→ Your objective
Would you write out the listing verbatim and skip every picture in it?

→ Data records
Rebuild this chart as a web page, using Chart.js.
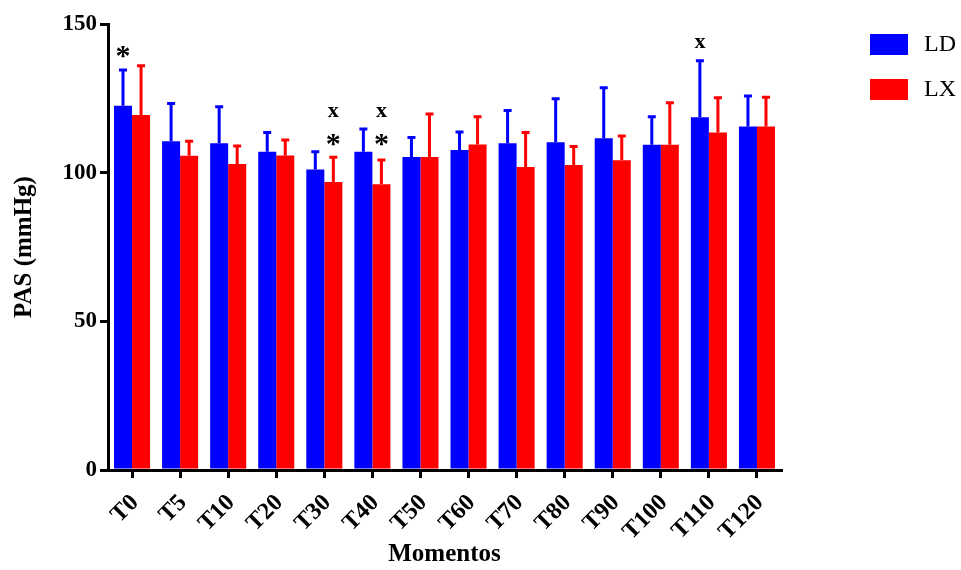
<!DOCTYPE html>
<html>
<head>
<meta charset="utf-8">
<script src="https://cdn.jsdelivr.net/npm/chart.js@4/dist/chart.umd.min.js"></script>
<style>
  html, body { margin: 0; padding: 0; background: #fff; }
  #wrap { width: 961px; height: 570px; }
</style>
</head>
<body>
<div id="wrap"><canvas id="chart" width="961" height="570"></canvas></div>
<script>
const moments = ['T0', 'T5', 'T10', 'T20', 'T30', 'T40', 'T50', 'T60', 'T70', 'T80', 'T90', 'T100', 'T110', 'T120'];

const ldMean = [122.5, 110.6, 109.9, 107.0, 101.1, 107.0, 105.3, 107.6, 109.9, 110.2, 111.6, 109.4, 118.6, 115.5];
const ldSd = [12.0, 12.7, 12.3, 6.5, 5.9, 7.7, 6.5, 6.1, 11.0, 14.7, 17.0, 9.4, 19.0, 10.3];

const lxMean = [119.4, 105.7, 102.9, 105.8, 96.9, 96.1, 105.3, 109.5, 101.9, 102.6, 104.2, 109.4, 113.5, 115.5];
const lxSd = [16.6, 4.9, 6.1, 5.2, 8.3, 8.2, 14.4, 9.3, 11.6, 6.2, 8.1, 14.1, 11.7, 9.9];

const yTicks = [0, 50, 100, 150];

// significance marks: [category index, dataset index, symbol, y value]
const marks = [
  [0, 0, '*', 141],
  [4, 1, 'x', 120.5],
  [4, 1, '*', 111.2],
  [5, 1, 'x', 120.5],
  [5, 1, '*', 111.2],
  [12, 0, 'x', 143.7]
];

const SERIF = '"Liberation Serif", "Times New Roman", serif';

const errorBars = {
  id: 'errorBars',
  afterDatasetsDraw(chart) {
    const ctx = chart.ctx;
    const y = chart.scales.y;
    chart.data.datasets.forEach((ds, i) => {
      const meta = chart.getDatasetMeta(i);
      meta.data.forEach((bar, j) => {
        const top = y.getPixelForValue(ds.data[j] + ds.sd[j]);
        ctx.save();
        ctx.strokeStyle = ds.backgroundColor;
        ctx.lineWidth = 3;
        ctx.beginPath();
        ctx.moveTo(bar.x, bar.y);
        ctx.lineTo(bar.x, top);
        ctx.moveTo(bar.x - 4, top);
        ctx.lineTo(bar.x + 4, top);
        ctx.stroke();
        ctx.restore();
      });
    });
  }
};

const sigMarks = {
  id: 'sigMarks',
  afterDraw(chart) {
    const ctx = chart.ctx;
    const y = chart.scales.y;
    marks.forEach(([cat, dsIdx, sym, val]) => {
      const bar = chart.getDatasetMeta(dsIdx).data[cat];
      ctx.save();
      ctx.fillStyle = '#000';
      ctx.textAlign = 'center';
      ctx.textBaseline = 'middle';
      if (sym === '*') {
        ctx.font = 'bold 30px ' + SERIF;
        ctx.fillText(sym, bar.x, y.getPixelForValue(val) + 6);
      } else {
        ctx.font = 'bold 22px ' + SERIF;
        ctx.fillText(sym, bar.x, y.getPixelForValue(val));
      }
      ctx.restore();
    });
  }
};

const boxLegend = {
  id: 'boxLegend',
  afterDraw(chart) {
    const ctx = chart.ctx;
    chart.data.datasets.forEach((ds, i) => {
      const top = 34 + i * 45;
      ctx.save();
      ctx.fillStyle = ds.backgroundColor;
      ctx.fillRect(870, top, 38, 21);
      ctx.fillStyle = '#000';
      ctx.font = '24px ' + SERIF;
      ctx.textAlign = 'left';
      ctx.textBaseline = 'middle';
      ctx.fillText(ds.label, 924, top + 11);
      ctx.restore();
    });
  }
};

new Chart(document.getElementById('chart'), {
  type: 'bar',
  data: {
    labels: moments,
    datasets: [
      { label: 'LD', data: ldMean, sd: ldSd, backgroundColor: '#0000FF' },
      { label: 'LX', data: lxMean, sd: lxSd, backgroundColor: '#FF0000' }
    ]
  },
  options: {
    responsive: false,
    animation: false,
    layout: { padding: { top: 24, right: 180, left: 0, bottom: 0 } },
    datasets: {
      bar: { categoryPercentage: 0.75, barPercentage: 1.0 }
    },
    plugins: {
      legend: { display: false },
      tooltip: { enabled: false }
    },
    scales: {
      x: {
        grid: {
          offset: false,
          drawOnChartArea: false,
          drawTicks: true,
          tickLength: 8,
          color: '#000',
          lineWidth: 3
        },
        border: { color: '#000', width: 3 },
        ticks: {
          color: '#000',
          font: { family: SERIF, size: 24, weight: 'bold' },
          minRotation: 45,
          maxRotation: 45,
          padding: 11,
          labelOffset: 3
        },
        title: {
          display: true,
          text: 'Momentos',
          color: '#000',
          font: { family: SERIF, size: 25, weight: 'bold' },
          padding: { top: 4, bottom: 0 }
        },
        afterFit(scale) { scale.height = 100; }
      },
      y: {
        min: 0,
        max: 150,
        afterBuildTicks(scale) { scale.ticks = yTicks.map((v) => ({ value: v })); },
        grid: {
          drawOnChartArea: false,
          drawTicks: true,
          tickLength: 8,
          color: '#000',
          lineWidth: 3
        },
        border: { color: '#000', width: 3 },
        ticks: {
          color: '#000',
          font: { family: SERIF, size: 23, weight: 'bold' },
          padding: 3
        },
        title: {
          display: true,
          text: 'PAS (mmHg)',
          color: '#000',
          font: { family: SERIF, size: 25, weight: 'bold' },
          padding: { top: 10, bottom: 4 }
        },
        afterFit(scale) { scale.width = 108; }
      }
    }
  },
  plugins: [errorBars, sigMarks, boxLegend]
});
</script>
</body>
</html>
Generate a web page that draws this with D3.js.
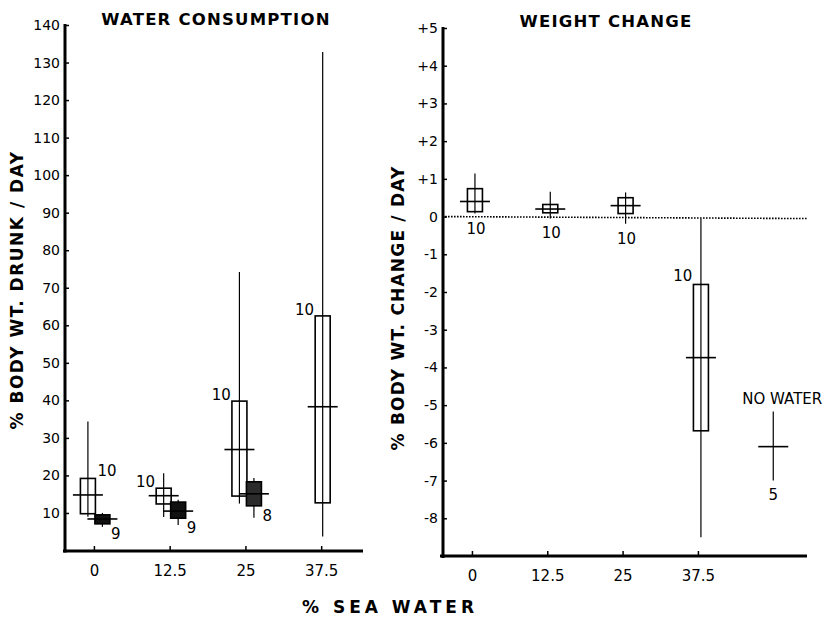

→ Task answer
Rebuild this chart as a web page, using Chart.js.
<!DOCTYPE html>
<html>
<head>
<meta charset="utf-8">
<script src="https://cdn.jsdelivr.net/npm/chart.js@4/dist/chart.umd.min.js"></script>
<style>
  html, body { margin: 0; padding: 0; background: #fff; }
  #wrap { width: 961px; height: 570px; }
</style>
</head>
<body>
<div id="wrap"><canvas id="chart" width="961" height="570"></canvas></div>
<script>
const moments = ['T0', 'T5', 'T10', 'T20', 'T30', 'T40', 'T50', 'T60', 'T70', 'T80', 'T90', 'T100', 'T110', 'T120'];

const ldMean = [122.5, 110.6, 109.9, 107.0, 101.1, 107.0, 105.3, 107.6, 109.9, 110.2, 111.6, 109.4, 118.6, 115.5];
const ldSd = [12.0, 12.7, 12.3, 6.5, 5.9, 7.7, 6.5, 6.1, 11.0, 14.7, 17.0, 9.4, 19.0, 10.3];

const lxMean = [119.4, 105.7, 102.9, 105.8, 96.9, 96.1, 105.3, 109.5, 101.9, 102.6, 104.2, 109.4, 113.5, 115.5];
const lxSd = [16.6, 4.9, 6.1, 5.2, 8.3, 8.2, 14.4, 9.3, 11.6, 6.2, 8.1, 14.1, 11.7, 9.9];

const yTicks = [0, 50, 100, 150];

// significance marks: [category index, dataset index, symbol, y value]
const marks = [
  [0, 0, '*', 141],
  [4, 1, 'x', 120.5],
  [4, 1, '*', 111.2],
  [5, 1, 'x', 120.5],
  [5, 1, '*', 111.2],
  [12, 0, 'x', 143.7]
];

const SERIF = '"Liberation Serif", "Times New Roman", serif';

const errorBars = {
  id: 'errorBars',
  afterDatasetsDraw(chart) {
    const ctx = chart.ctx;
    const y = chart.scales.y;
    chart.data.datasets.forEach((ds, i) => {
      const meta = chart.getDatasetMeta(i);
      meta.data.forEach((bar, j) => {
        const top = y.getPixelForValue(ds.data[j] + ds.sd[j]);
        ctx.save();
        ctx.strokeStyle = ds.backgroundColor;
        ctx.lineWidth = 3;
        ctx.beginPath();
        ctx.moveTo(bar.x, bar.y);
        ctx.lineTo(bar.x, top);
        ctx.moveTo(bar.x - 4, top);
        ctx.lineTo(bar.x + 4, top);
        ctx.stroke();
        ctx.restore();
      });
    });
  }
};

const sigMarks = {
  id: 'sigMarks',
  afterDraw(chart) {
    const ctx = chart.ctx;
    const y = chart.scales.y;
    marks.forEach(([cat, dsIdx, sym, val]) => {
      const bar = chart.getDatasetMeta(dsIdx).data[cat];
      ctx.save();
      ctx.fillStyle = '#000';
      ctx.textAlign = 'center';
      ctx.textBaseline = 'middle';
      if (sym === '*') {
        ctx.font = 'bold 30px ' + SERIF;
        ctx.fillText(sym, bar.x, y.getPixelForValue(val) + 6);
      } else {
        ctx.font = 'bold 22px ' + SERIF;
        ctx.fillText(sym, bar.x, y.getPixelForValue(val));
      }
      ctx.restore();
    });
  }
};

const boxLegend = {
  id: 'boxLegend',
  afterDraw(chart) {
    const ctx = chart.ctx;
    chart.data.datasets.forEach((ds, i) => {
      const top = 34 + i * 45;
      ctx.save();
      ctx.fillStyle = ds.backgroundColor;
      ctx.fillRect(870, top, 38, 21);
      ctx.fillStyle = '#000';
      ctx.font = '24px ' + SERIF;
      ctx.textAlign = 'left';
      ctx.textBaseline = 'middle';
      ctx.fillText(ds.label, 924, top + 11);
      ctx.restore();
    });
  }
};

new Chart(document.getElementById('chart'), {
  type: 'bar',
  data: {
    labels: moments,
    datasets: [
      { label: 'LD', data: ldMean, sd: ldSd, backgroundColor: '#0000FF' },
      { label: 'LX', data: lxMean, sd: lxSd, backgroundColor: '#FF0000' }
    ]
  },
  options: {
    responsive: false,
    animation: false,
    layout: { padding: { top: 24, right: 180, left: 0, bottom: 0 } },
    datasets: {
      bar: { categoryPercentage: 0.75, barPercentage: 1.0 }
    },
    plugins: {
      legend: { display: false },
      tooltip: { enabled: false }
    },
    scales: {
      x: {
        grid: {
          offset: false,
          drawOnChartArea: false,
          drawTicks: true,
          tickLength: 8,
          color: '#000',
          lineWidth: 3
        },
        border: { color: '#000', width: 3 },
        ticks: {
          color: '#000',
          font: { family: SERIF, size: 24, weight: 'bold' },
          minRotation: 45,
          maxRotation: 45,
          padding: 11,
          labelOffset: 3
        },
        title: {
          display: true,
          text: 'Momentos',
          color: '#000',
          font: { family: SERIF, size: 25, weight: 'bold' },
          padding: { top: 4, bottom: 0 }
        },
        afterFit(scale) { scale.height = 100; }
      },
      y: {
        min: 0,
        max: 150,
        afterBuildTicks(scale) { scale.ticks = yTicks.map((v) => ({ value: v })); },
        grid: {
          drawOnChartArea: false,
          drawTicks: true,
          tickLength: 8,
          color: '#000',
          lineWidth: 3
        },
        border: { color: '#000', width: 3 },
        ticks: {
          color: '#000',
          font: { family: SERIF, size: 23, weight: 'bold' },
          padding: 3
        },
        title: {
          display: true,
          text: 'PAS (mmHg)',
          color: '#000',
          font: { family: SERIF, size: 25, weight: 'bold' },
          padding: { top: 10, bottom: 4 }
        },
        afterFit(scale) { scale.width = 108; }
      }
    }
  },
  plugins: [errorBars, sigMarks, boxLegend]
});
</script>
</body>
</html>
Generate a web page that draws this with D3.js.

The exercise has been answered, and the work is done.